Given task
Render the material again word for word, skipping the pictures in it.

-------------------------

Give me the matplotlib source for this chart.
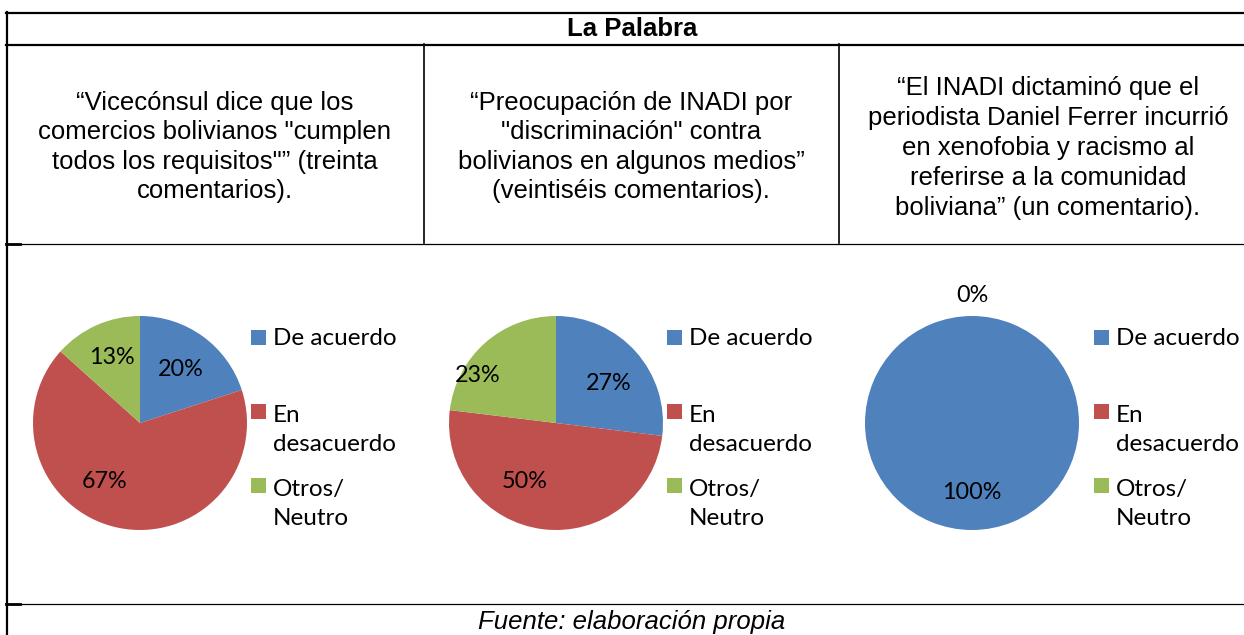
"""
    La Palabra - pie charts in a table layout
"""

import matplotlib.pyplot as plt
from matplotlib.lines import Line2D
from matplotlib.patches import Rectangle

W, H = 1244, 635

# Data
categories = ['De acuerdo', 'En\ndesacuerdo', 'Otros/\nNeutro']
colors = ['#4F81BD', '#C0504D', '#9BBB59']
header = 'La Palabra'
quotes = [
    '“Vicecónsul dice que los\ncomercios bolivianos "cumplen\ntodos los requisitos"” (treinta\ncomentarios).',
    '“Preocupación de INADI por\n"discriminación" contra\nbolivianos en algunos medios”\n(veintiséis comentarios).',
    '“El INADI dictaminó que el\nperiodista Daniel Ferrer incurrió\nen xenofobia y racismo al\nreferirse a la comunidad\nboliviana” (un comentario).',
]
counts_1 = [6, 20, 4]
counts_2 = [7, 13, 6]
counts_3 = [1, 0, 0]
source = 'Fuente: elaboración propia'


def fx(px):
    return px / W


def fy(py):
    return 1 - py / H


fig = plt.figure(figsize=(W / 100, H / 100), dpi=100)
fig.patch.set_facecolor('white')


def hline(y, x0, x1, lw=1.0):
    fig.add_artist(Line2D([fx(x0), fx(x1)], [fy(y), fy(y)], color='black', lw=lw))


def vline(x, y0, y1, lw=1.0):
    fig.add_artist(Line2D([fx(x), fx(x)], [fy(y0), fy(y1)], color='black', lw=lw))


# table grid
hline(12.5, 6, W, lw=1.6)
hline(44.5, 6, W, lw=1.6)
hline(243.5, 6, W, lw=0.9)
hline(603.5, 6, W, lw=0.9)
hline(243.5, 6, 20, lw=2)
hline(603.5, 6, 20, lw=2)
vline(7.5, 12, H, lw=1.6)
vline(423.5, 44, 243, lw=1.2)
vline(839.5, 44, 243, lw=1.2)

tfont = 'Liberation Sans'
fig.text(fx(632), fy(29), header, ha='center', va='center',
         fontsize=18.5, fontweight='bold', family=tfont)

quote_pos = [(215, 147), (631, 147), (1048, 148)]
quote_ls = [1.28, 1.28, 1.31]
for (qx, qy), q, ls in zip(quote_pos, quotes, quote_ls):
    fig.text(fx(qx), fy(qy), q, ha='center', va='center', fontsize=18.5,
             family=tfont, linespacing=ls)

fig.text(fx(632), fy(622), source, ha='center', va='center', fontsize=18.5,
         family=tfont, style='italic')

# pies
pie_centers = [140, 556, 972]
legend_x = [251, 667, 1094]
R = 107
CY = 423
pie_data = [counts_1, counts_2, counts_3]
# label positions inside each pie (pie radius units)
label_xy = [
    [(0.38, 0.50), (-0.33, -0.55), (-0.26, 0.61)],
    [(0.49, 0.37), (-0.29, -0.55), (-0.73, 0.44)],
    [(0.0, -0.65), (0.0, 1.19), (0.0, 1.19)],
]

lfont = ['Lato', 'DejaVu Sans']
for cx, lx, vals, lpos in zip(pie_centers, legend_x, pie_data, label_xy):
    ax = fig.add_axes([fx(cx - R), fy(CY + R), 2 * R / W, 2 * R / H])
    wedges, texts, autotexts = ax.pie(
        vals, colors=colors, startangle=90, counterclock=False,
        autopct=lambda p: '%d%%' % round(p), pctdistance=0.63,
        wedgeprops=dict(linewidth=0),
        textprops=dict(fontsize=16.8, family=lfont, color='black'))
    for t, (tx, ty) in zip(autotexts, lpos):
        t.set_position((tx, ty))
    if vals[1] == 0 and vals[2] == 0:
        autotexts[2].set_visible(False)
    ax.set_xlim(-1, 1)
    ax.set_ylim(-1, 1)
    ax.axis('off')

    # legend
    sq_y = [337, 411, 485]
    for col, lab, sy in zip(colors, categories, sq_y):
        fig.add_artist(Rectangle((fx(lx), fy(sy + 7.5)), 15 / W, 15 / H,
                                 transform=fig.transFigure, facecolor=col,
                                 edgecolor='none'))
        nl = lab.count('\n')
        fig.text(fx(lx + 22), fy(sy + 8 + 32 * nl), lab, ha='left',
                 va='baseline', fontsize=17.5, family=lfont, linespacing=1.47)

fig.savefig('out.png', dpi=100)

-------------------------

Exercise result
Give me the matplotlib source for this chart.
"""
    La Palabra - pie charts in a table layout
"""

import matplotlib.pyplot as plt
from matplotlib.lines import Line2D
from matplotlib.patches import Rectangle

W, H = 1244, 635

# Data
categories = ['De acuerdo', 'En\ndesacuerdo', 'Otros/\nNeutro']
colors = ['#4F81BD', '#C0504D', '#9BBB59']
header = 'La Palabra'
quotes = [
    '“Vicecónsul dice que los\ncomercios bolivianos "cumplen\ntodos los requisitos"” (treinta\ncomentarios).',
    '“Preocupación de INADI por\n"discriminación" contra\nbolivianos en algunos medios”\n(veintiséis comentarios).',
    '“El INADI dictaminó que el\nperiodista Daniel Ferrer incurrió\nen xenofobia y racismo al\nreferirse a la comunidad\nboliviana” (un comentario).',
]
counts_1 = [6, 20, 4]
counts_2 = [7, 13, 6]
counts_3 = [1, 0, 0]
source = 'Fuente: elaboración propia'


def fx(px):
    return px / W


def fy(py):
    return 1 - py / H


fig = plt.figure(figsize=(W / 100, H / 100), dpi=100)
fig.patch.set_facecolor('white')


def hline(y, x0, x1, lw=1.0):
    fig.add_artist(Line2D([fx(x0), fx(x1)], [fy(y), fy(y)], color='black', lw=lw))


def vline(x, y0, y1, lw=1.0):
    fig.add_artist(Line2D([fx(x), fx(x)], [fy(y0), fy(y1)], color='black', lw=lw))


# table grid
hline(12.5, 6, W, lw=1.6)
hline(44.5, 6, W, lw=1.6)
hline(243.5, 6, W, lw=0.9)
hline(603.5, 6, W, lw=0.9)
hline(243.5, 6, 20, lw=2)
hline(603.5, 6, 20, lw=2)
vline(7.5, 12, H, lw=1.6)
vline(423.5, 44, 243, lw=1.2)
vline(839.5, 44, 243, lw=1.2)

tfont = 'Liberation Sans'
fig.text(fx(632), fy(29), header, ha='center', va='center',
         fontsize=18.5, fontweight='bold', family=tfont)

quote_pos = [(215, 147), (631, 147), (1048, 148)]
quote_ls = [1.28, 1.28, 1.31]
for (qx, qy), q, ls in zip(quote_pos, quotes, quote_ls):
    fig.text(fx(qx), fy(qy), q, ha='center', va='center', fontsize=18.5,
             family=tfont, linespacing=ls)

fig.text(fx(632), fy(622), source, ha='center', va='center', fontsize=18.5,
         family=tfont, style='italic')

# pies
pie_centers = [140, 556, 972]
legend_x = [251, 667, 1094]
R = 107
CY = 423
pie_data = [counts_1, counts_2, counts_3]
# label positions inside each pie (pie radius units)
label_xy = [
    [(0.38, 0.50), (-0.33, -0.55), (-0.26, 0.61)],
    [(0.49, 0.37), (-0.29, -0.55), (-0.73, 0.44)],
    [(0.0, -0.65), (0.0, 1.19), (0.0, 1.19)],
]

lfont = ['Lato', 'DejaVu Sans']
for cx, lx, vals, lpos in zip(pie_centers, legend_x, pie_data, label_xy):
    ax = fig.add_axes([fx(cx - R), fy(CY + R), 2 * R / W, 2 * R / H])
    wedges, texts, autotexts = ax.pie(
        vals, colors=colors, startangle=90, counterclock=False,
        autopct=lambda p: '%d%%' % round(p), pctdistance=0.63,
        wedgeprops=dict(linewidth=0),
        textprops=dict(fontsize=16.8, family=lfont, color='black'))
    for t, (tx, ty) in zip(autotexts, lpos):
        t.set_position((tx, ty))
    if vals[1] == 0 and vals[2] == 0:
        autotexts[2].set_visible(False)
    ax.set_xlim(-1, 1)
    ax.set_ylim(-1, 1)
    ax.axis('off')

    # legend
    sq_y = [337, 411, 485]
    for col, lab, sy in zip(colors, categories, sq_y):
        fig.add_artist(Rectangle((fx(lx), fy(sy + 7.5)), 15 / W, 15 / H,
                                 transform=fig.transFigure, facecolor=col,
                                 edgecolor='none'))
        nl = lab.count('\n')
        fig.text(fx(lx + 22), fy(sy + 8 + 32 * nl), lab, ha='left',
                 va='baseline', fontsize=17.5, family=lfont, linespacing=1.47)

fig.savefig('out.png', dpi=100)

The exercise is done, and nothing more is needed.